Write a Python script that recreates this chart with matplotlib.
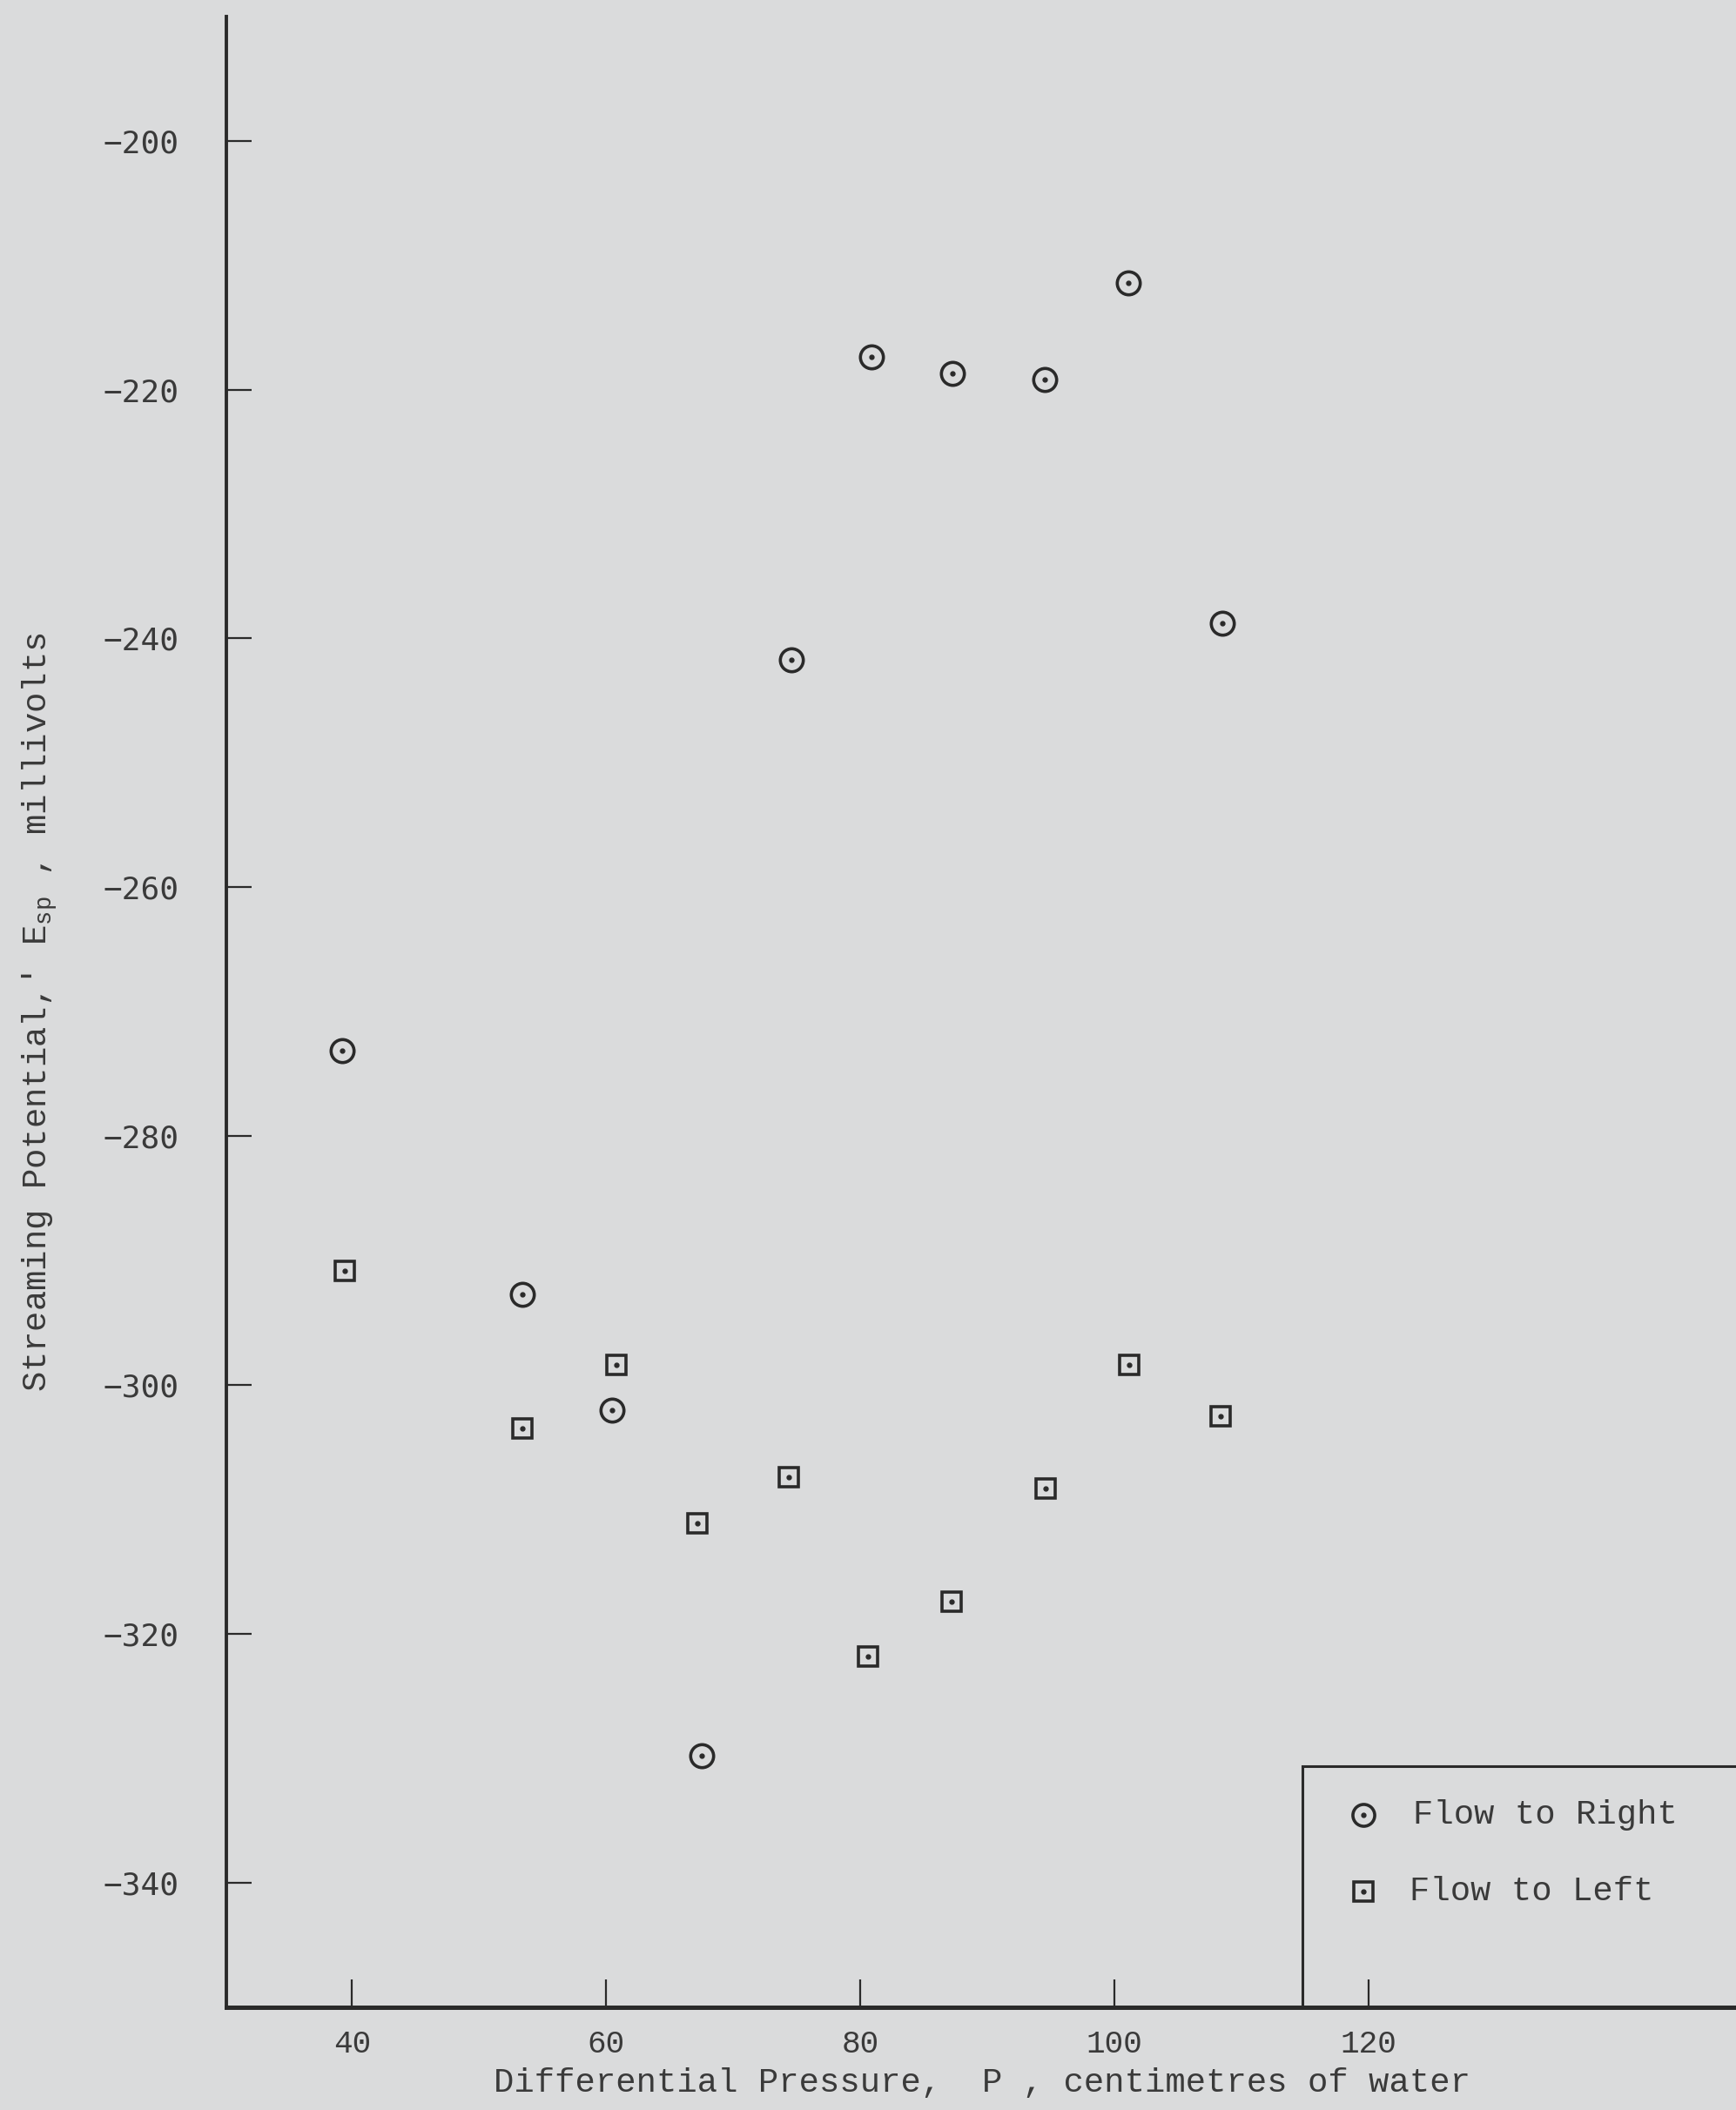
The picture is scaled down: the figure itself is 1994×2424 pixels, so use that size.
import matplotlib
matplotlib.use("Agg")
import matplotlib.pyplot as plt

# ---- data ----
series_names = ["Flow to Right", "Flow to Left"]
right_pressure = [39.2, 53.4, 60.5, 67.5, 74.6, 80.9, 87.3, 94.5, 101.1, 108.5]
right_potential = [-273.1, -292.7, -302.0, -329.8, -241.7, -217.4, -218.7, -219.2, -211.4, -238.8]
left_pressure = [39.4, 53.4, 60.8, 67.2, 74.4, 80.6, 87.2, 94.6, 101.2, 108.4]
left_potential = [-290.8, -303.5, -298.4, -311.1, -307.4, -321.8, -317.4, -308.3, -298.4, -302.5]
x_ticks = [40, 60, 80, 100, 120]
y_ticks = [-200, -220, -240, -260, -280, -300, -320, -340]

BG = "#dadbdc"
INK = "#2a2a2a"
TXT = "#3a3a3a"

plt.rcParams["mathtext.fontset"] = "custom"
plt.rcParams["mathtext.rm"] = "Liberation Mono"
plt.rcParams["mathtext.it"] = "Liberation Mono"

fig = plt.figure(figsize=(19.94, 24.24), dpi=100, facecolor=BG)
ax = fig.add_axes([0.1303, 0.0487, 0.8697, 0.9436], facecolor=BG)
ax.set_xlim(30.1, 148.95)
ax.set_ylim(-350.0, -190.0)

for s in ["top", "right"]:
    ax.spines[s].set_visible(False)
ax.spines["left"].set_linewidth(2.8)
ax.spines["bottom"].set_linewidth(3.6)
ax.spines["left"].set_color(INK)
ax.spines["bottom"].set_color(INK)

ax.set_xticks(x_ticks)
ax.set_yticks(y_ticks)
ax.tick_params(axis="y", direction="in", length=21, width=1.6, color=INK, pad=39,
               labelsize=26, labelcolor=TXT)
ax.tick_params(axis="x", direction="in", length=23, width=1.6, color=INK, pad=18,
               labelsize=26, labelcolor=TXT)
for lab in ax.get_yticklabels():
    lab.set_family("DejaVu Sans Mono")
for lab in ax.get_xticklabels():
    lab.set_family("Liberation Mono")

styles = [dict(marker="o", ms=19), dict(marker="s", ms=16.5)]
datasets = [(right_pressure, right_potential), (left_pressure, left_potential)]
for (xs, ys), st in zip(datasets, styles):
    ax.plot(xs, ys, linestyle="none", marker=st["marker"], ms=st["ms"],
            mfc="none", mec=INK, mew=2.6)
    ax.plot(xs, ys, linestyle="none", marker="o", ms=3.5, mfc=INK, mec=INK)

# legend box (left and top edges)
box_x, box_y = 114.8, -330.6
ax.plot([box_x, box_x], [-350.0, box_y], color=INK, lw=2.2, solid_capstyle="butt")
ax.plot([box_x, 148.95], [box_y, box_y], color=INK, lw=2.2, clip_on=False)

leg_rows = [0.0966, 0.058]
text_x = [0.786, 0.784]
for name, st, yy, tx in zip(series_names, styles, leg_rows, text_x):
    ax.plot([0.753], [yy], transform=ax.transAxes, linestyle="none",
            marker=st["marker"], ms=st["ms"] * 0.95, mfc="none", mec=INK, mew=2.6)
    ax.plot([0.753], [yy], transform=ax.transAxes, linestyle="none",
            marker="o", ms=3.5, mfc=INK, mec=INK)
    ax.text(tx, yy, name, transform=ax.transAxes, ha="left", va="center",
            fontsize=28, family="Liberation Mono", color=TXT)

fig.text(1128 / 1994, 1 - 2393 / 2424, "Differential Pressure,  P , centimetres of water",
         ha="center", va="center", fontsize=28, family="Liberation Mono", color=TXT)
fig.text(46 / 1994, 1 - 1163 / 2424,
         r"Streaming Potential,' E$_{\mathrm{sp}}$ , millivolts",
         ha="center", va="center", rotation=90, fontsize=28,
         family="Liberation Mono", color=TXT)

fig.savefig("out.png", dpi=100, facecolor=BG)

▶ _PROBLEM REQUIREMENTS_: Reproduce each line word for word and drop the pictures.

▶ _OUTPUT FOR THIS EXERCISE_:
Write a Python script that recreates this chart with matplotlib.
The picture is scaled down: the figure itself is 1994×2424 pixels, so use that size.
import matplotlib
matplotlib.use("Agg")
import matplotlib.pyplot as plt

# ---- data ----
series_names = ["Flow to Right", "Flow to Left"]
right_pressure = [39.2, 53.4, 60.5, 67.5, 74.6, 80.9, 87.3, 94.5, 101.1, 108.5]
right_potential = [-273.1, -292.7, -302.0, -329.8, -241.7, -217.4, -218.7, -219.2, -211.4, -238.8]
left_pressure = [39.4, 53.4, 60.8, 67.2, 74.4, 80.6, 87.2, 94.6, 101.2, 108.4]
left_potential = [-290.8, -303.5, -298.4, -311.1, -307.4, -321.8, -317.4, -308.3, -298.4, -302.5]
x_ticks = [40, 60, 80, 100, 120]
y_ticks = [-200, -220, -240, -260, -280, -300, -320, -340]

BG = "#dadbdc"
INK = "#2a2a2a"
TXT = "#3a3a3a"

plt.rcParams["mathtext.fontset"] = "custom"
plt.rcParams["mathtext.rm"] = "Liberation Mono"
plt.rcParams["mathtext.it"] = "Liberation Mono"

fig = plt.figure(figsize=(19.94, 24.24), dpi=100, facecolor=BG)
ax = fig.add_axes([0.1303, 0.0487, 0.8697, 0.9436], facecolor=BG)
ax.set_xlim(30.1, 148.95)
ax.set_ylim(-350.0, -190.0)

for s in ["top", "right"]:
    ax.spines[s].set_visible(False)
ax.spines["left"].set_linewidth(2.8)
ax.spines["bottom"].set_linewidth(3.6)
ax.spines["left"].set_color(INK)
ax.spines["bottom"].set_color(INK)

ax.set_xticks(x_ticks)
ax.set_yticks(y_ticks)
ax.tick_params(axis="y", direction="in", length=21, width=1.6, color=INK, pad=39,
               labelsize=26, labelcolor=TXT)
ax.tick_params(axis="x", direction="in", length=23, width=1.6, color=INK, pad=18,
               labelsize=26, labelcolor=TXT)
for lab in ax.get_yticklabels():
    lab.set_family("DejaVu Sans Mono")
for lab in ax.get_xticklabels():
    lab.set_family("Liberation Mono")

styles = [dict(marker="o", ms=19), dict(marker="s", ms=16.5)]
datasets = [(right_pressure, right_potential), (left_pressure, left_potential)]
for (xs, ys), st in zip(datasets, styles):
    ax.plot(xs, ys, linestyle="none", marker=st["marker"], ms=st["ms"],
            mfc="none", mec=INK, mew=2.6)
    ax.plot(xs, ys, linestyle="none", marker="o", ms=3.5, mfc=INK, mec=INK)

# legend box (left and top edges)
box_x, box_y = 114.8, -330.6
ax.plot([box_x, box_x], [-350.0, box_y], color=INK, lw=2.2, solid_capstyle="butt")
ax.plot([box_x, 148.95], [box_y, box_y], color=INK, lw=2.2, clip_on=False)

leg_rows = [0.0966, 0.058]
text_x = [0.786, 0.784]
for name, st, yy, tx in zip(series_names, styles, leg_rows, text_x):
    ax.plot([0.753], [yy], transform=ax.transAxes, linestyle="none",
            marker=st["marker"], ms=st["ms"] * 0.95, mfc="none", mec=INK, mew=2.6)
    ax.plot([0.753], [yy], transform=ax.transAxes, linestyle="none",
            marker="o", ms=3.5, mfc=INK, mec=INK)
    ax.text(tx, yy, name, transform=ax.transAxes, ha="left", va="center",
            fontsize=28, family="Liberation Mono", color=TXT)

fig.text(1128 / 1994, 1 - 2393 / 2424, "Differential Pressure,  P , centimetres of water",
         ha="center", va="center", fontsize=28, family="Liberation Mono", color=TXT)
fig.text(46 / 1994, 1 - 1163 / 2424,
         r"Streaming Potential,' E$_{\mathrm{sp}}$ , millivolts",
         ha="center", va="center", rotation=90, fontsize=28,
         family="Liberation Mono", color=TXT)

fig.savefig("out.png", dpi=100, facecolor=BG)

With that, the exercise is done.